REPUBLIKA.CO.ID, WASHINGTON -- Mantan presiden Amerika Serikat (AS) Barack Obama mengaku terkejut dengan kekerasan terhadap warga sipil yang terjadi di Myanmar, Senin (26/4). Obama ketika menjabat terlibat dalam memperjuangkan untuk mempromosikan perubahan demokrasi saat militer Myanmar berkuasa sebelumnya.
"Upaya militer yang tidak sah dan brutal untuk memaksakan kehendaknya setelah satu dekade kebebasan yang lebih besar jelas tidak akan pernah diterima oleh rakyat dan tidak boleh diterima oleh dunia yang lebih luas," kata Obama dalam pernyataan yang diunggah di Twitter.
Dalam pernyataan yang jarang terjadi, Obama mengaku mendukung upaya pemerintahan Joe Biden dan negara-negara yang berpikiran sama untuk memberikan hukuman kepada para jenderal Myanmar. "Tetangga Myanmar harus mengakui bahwa rezim pembunuh yang ditolak oleh rakyat hanya akan membawa ketidakstabilan yang lebih besar, krisis kemanusiaan, dan risiko negara gagal," katanya.
Obama mendesak mereka yang berada di Myanmar yang mencari masa depan demokratis untuk terus menjalin solidaritas antarkelompok etnis dan agama. "Ini adalah masa-masa kelam, tetapi saya tersentuh oleh persatuan, ketangguhan, dan komitmen terhadap nilai-nilai demokrasi yang ditunjukkan oleh begitu banyak orang Burma, yang menawarkan harapan untuk masa depan yang bisa dimiliki Myanmar melalui para pemimpin yang menghormati keinginan rakyat," kata mantan presiden itu.
Kelompok advokasi Asosiasi Bantuan untuk Tahanan Politik mengatakan, 3.431 orang telah ditahan karena menentang kudeta, termasuk Aung San Suu Kyi, yang menghadapi sejumlah dakwaan.
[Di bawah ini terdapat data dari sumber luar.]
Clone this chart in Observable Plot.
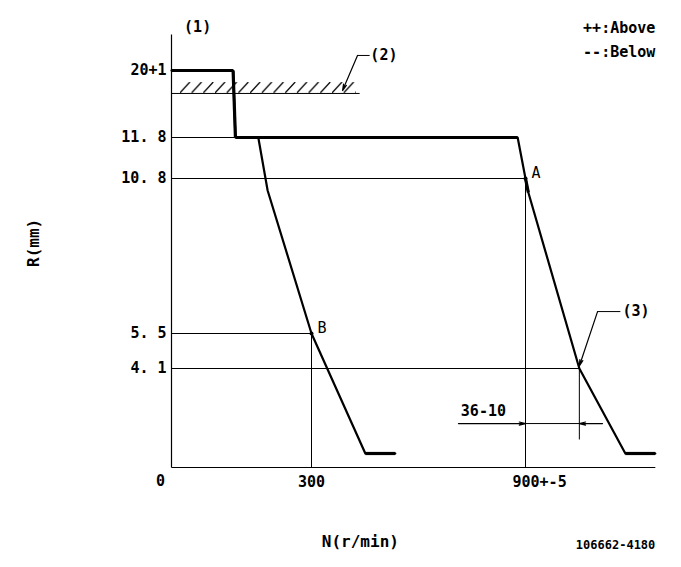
<!DOCTYPE html>
<html><head><meta charset="utf-8">
<script src="https://cdn.jsdelivr.net/npm/d3@7"></script>
<script src="https://cdn.jsdelivr.net/npm/@observablehq/plot@0.6"></script>
<style>body{margin:0;background:#fff}</style>
</head><body><div id="chart"></div>
<script>
// ---- tick values and labels (schematic, non-linear axes) ----
const yTicks = [4.1, 5.5, 10.8, 11.8, 20];
const yTickLabels = ["4. 1", "5. 5", "10. 8", "11. 8", "20+1"];
const xTicks = [0, 300, 900];
const xTickLabels = ["0", "300", "900+-5"];

// ---- governor curve (full load / high speed) ----
const curveN = [0, 132, 137, 878, 900, 908, 1051, 1180, 1264];
const curveR = [20, 20, 11.8, 11.8, 10.8, 10.32, 4.1, 0.58, 0.58];

// ---- idle curve ----
const idleN = [186, 206, 300, 451, 535];
const idleR = [11.8, 10.39, 5.5, 0.58, 0.58];

// ---- measuring points ----
const pointNames = ["A", "B"];
const pointN = [900, 300];
const pointR = [10.8, 5.5];

// ---- other annotations ----
const stopR = 17.19;                 // hatched stopper line (2)
const checkN = 1051, checkR = 4.1;   // point (3)
const dimText = "36-10";
const legendLines = ["++:Above", "--:Below"];

// schematic (piecewise-linear) axis mappings used as Plot scale transforms
const xMap = d3.scaleLinear().domain([0, 300, 900]).range([171, 311, 525]);
const yMap = d3.scaleLinear().domain([0, 4.1, 5.5, 10.8, 11.8, 20]).range([467, 368, 333, 178, 137, 70]);

const toRows = (ns, rs) => ns.map((n, i) => ({n, r: rs[i]}));
const curve = toRows(curveN, curveR);
const idle = toRows(idleN, idleR);
const segs = [];
for (const c of [curve, idle]) for (let i = 0; i < c.length - 1; i++) {
  const a = c[i], b = c[i + 1];
  if (a.r === b.r || Math.abs(b.n - a.n) < 10) segs.push({n1: a.n, r1: a.r, n2: b.n, r2: b.r});
}
const pts = pointNames.map((name, i) => ({name, n: pointN[i], r: pointR[i]}));

const hLines = [
  {n1: 0, n2: 137, r: 11.8},
  {n1: 0, n2: pointN[0], r: pointR[0]},
  {n1: 0, n2: pointN[1], r: pointR[1]},
  {n1: 0, n2: checkN, r: checkR},
  {n1: 0, n2: 435, r: stopR}
];
const vLines = [
  {n: pointN[1], r1: 0, r2: pointR[1]},
  {n: pointN[0], r1: 0, r2: pointR[0]},
  {n: checkN, r1: 1.16, r2: checkR}
];

const font = "'DejaVu Sans Mono', 'Liberation Mono', monospace";
const B = "bold";
const arrowStyle = {stroke: "#000", strokeWidth: 1.2, headLength: 8, headAngle: 28};

const plot = Plot.plot({
  width: 681,
  height: 567,
  margin: 0,
  x: {transform: xMap, domain: [0, 681], range: [0, 681], axis: null},
  y: {transform: yMap, domain: [0, 567], range: [0, 567], axis: null},
  style: {fontFamily: font, background: "#fff", color: "#000"},
  marks: [
    // hatched stopper
    Plot.rect([0], {x1: 19, x2: 426, y1: stopR, y2: 18.53, fill: "url(#hatch)"}),
    // axes
    Plot.link([0], {x1: 0, x2: 0, y1: 0, y2: 24.4, stroke: "#000", strokeWidth: 1.2}),
    Plot.link([0], {x1: 0, x2: 1264, y1: 0, y2: 0, stroke: "#000", strokeWidth: 1.2}),
    // reference lines
    Plot.link(hLines, {x1: "n1", x2: "n2", y1: "r", y2: "r", stroke: "#000", strokeWidth: 1}),
    Plot.link(vLines, {x1: "n", x2: "n", y1: "r1", y2: "r2", stroke: "#000", strokeWidth: 1}),
    // curves
    Plot.line(curve, {x: "n", y: "r", stroke: "#000", strokeWidth: 2.2}),
    Plot.line(idle, {x: "n", y: "r", stroke: "#000", strokeWidth: 2.2}),
    Plot.link(segs, {x1: "n1", y1: "r1", x2: "n2", y2: "r2", stroke: "#000", strokeWidth: 3.2}),
    // points A, B
    Plot.dot(pts, {x: "n", y: "r", r: 2, fill: "#000"}),
    Plot.text(pts, {x: "n", y: "r", text: "name", dx: 6, dy: -5, textAnchor: "start", fontSize: 15}),
    // dimension 36-10
    Plot.arrow([0], {x1: 712, x2: pointN[0], y1: 1.82, y2: 1.82, ...arrowStyle}),
    Plot.arrow([0], {x1: 1116, x2: checkN, y1: 1.82, y2: 1.82, ...arrowStyle}),
    Plot.link([0], {x1: pointN[0], x2: checkN, y1: 1.82, y2: 1.82, stroke: "#000", strokeWidth: 1}),
    Plot.text([dimText], {x: 782, y: 2.32, text: d => d, fontSize: 15, fontWeight: B}),
    // leader (2)
    Plot.link([0], {x1: 463, x2: 429, y1: 21.84, y2: 21.84, stroke: "#000", strokeWidth: 1}),
    Plot.arrow([0], {x1: 429, y1: 21.84, x2: 387, y2: 17.55, ...arrowStyle}),
    Plot.text(["(2)"], {x: 465, y: 21.84, text: d => d, textAnchor: "start", fontSize: 15, fontWeight: B}),
    // leader (3)
    Plot.link([0], {x1: 1166, x2: 1102, y1: 6.25, y2: 6.25, stroke: "#000", strokeWidth: 1}),
    Plot.arrow([0], {x1: 1102, y1: 6.25, x2: checkN, y2: 4.2, ...arrowStyle}),
    Plot.text(["(3)"], {x: 1172, y: 6.25, text: d => d, textAnchor: "start", fontSize: 15, fontWeight: B}),
    // (1)
    Plot.text(["(1)"], {x: 56, y: 25.26, text: d => d, fontSize: 15, fontWeight: B}),
    // y tick labels
    Plot.text(yTicks, {x: 0, y: d => d, text: (d, i) => yTickLabels[i], textAnchor: "end", dx: -5, fontSize: 15, fontWeight: B}),
    // x tick labels
    Plot.text([xTicks[0]], {x: d => d, y: 0, text: () => xTickLabels[0], dx: -11, dy: 14, fontSize: 15, fontWeight: B}),
    Plot.text([xTicks[1]], {x: d => d, y: 0, text: () => xTickLabels[1], dy: 15, fontSize: 15, fontWeight: B}),
    Plot.text([xTicks[2]], {x: d => d, y: 0, text: () => xTickLabels[2], dx: -13, dy: 15, textAnchor: "start", fontSize: 15, fontWeight: B}),
    // axis titles
    Plot.text(["R(mm)"], {x: -294, y: 8.6, text: d => d, rotate: -90, fontSize: 16, fontWeight: B}),
    Plot.text(["N(r/min)"], {x: 437, y: -3.06, text: d => d, fontSize: 16, fontWeight: B}),
    Plot.text(["106662-4180"], {x: 1264, y: -3.23, text: d => d, textAnchor: "end", fontSize: 12, fontWeight: B}),
    // legend
    Plot.text(legendLines, {x: 1264, y: (d, i) => [25.14, 22.2][i], text: d => d, textAnchor: "end", fontSize: 15, fontWeight: B})
  ]
});

// hatch pattern, aligned with the same scale mapping
const ns = "http://www.w3.org/2000/svg";
const defs = document.createElementNS(ns, "defs");
const x0 = xMap(19), y0 = yMap(18.53), h = yMap(stopR) - y0;
defs.innerHTML = `<pattern id="hatch" patternUnits="userSpaceOnUse" x="${x0}" y="${y0}" width="11.7" height="${h}"><line x1="0" y1="${h}" x2="10" y2="0" stroke="#000" stroke-width="1.3"/></pattern>`;
plot.insertBefore(defs, plot.firstChild);

document.getElementById("chart").appendChild(plot);
</script>
</body></html>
Suu Kyi terancam dipenjara selama 14 tahun. Lebih dari 750 orang telah meninggal sejak para jenderal melepaskan kekuatan mematikan terhadap warga yang memprotes kudeta 1 Februari.
Baca juga : Pejabat Thailand: Terjadi Pertempuran di Perbatasan Myanmar
Kudeta terhadap pemerintahan Suu Kyi merupakan perubahan besar dari harapan yang tinggi satu dekade lalu, ketika militer memulai transisi menuju demokrasi. Para jenderal membebaskan pemimpin demokrasi Suu Kyi dan mengizinkannya mencalonkan diri serta membuka tender energi dan telekomunikasi kepada perusahaan asing.
Obama menanggapi dengan mencabut embargo perdagangan dan sebagian besar sanksi. Namun, banyak sanksi telah diberlakukan kembali sejak kudeta oleh pemerintahan Biden.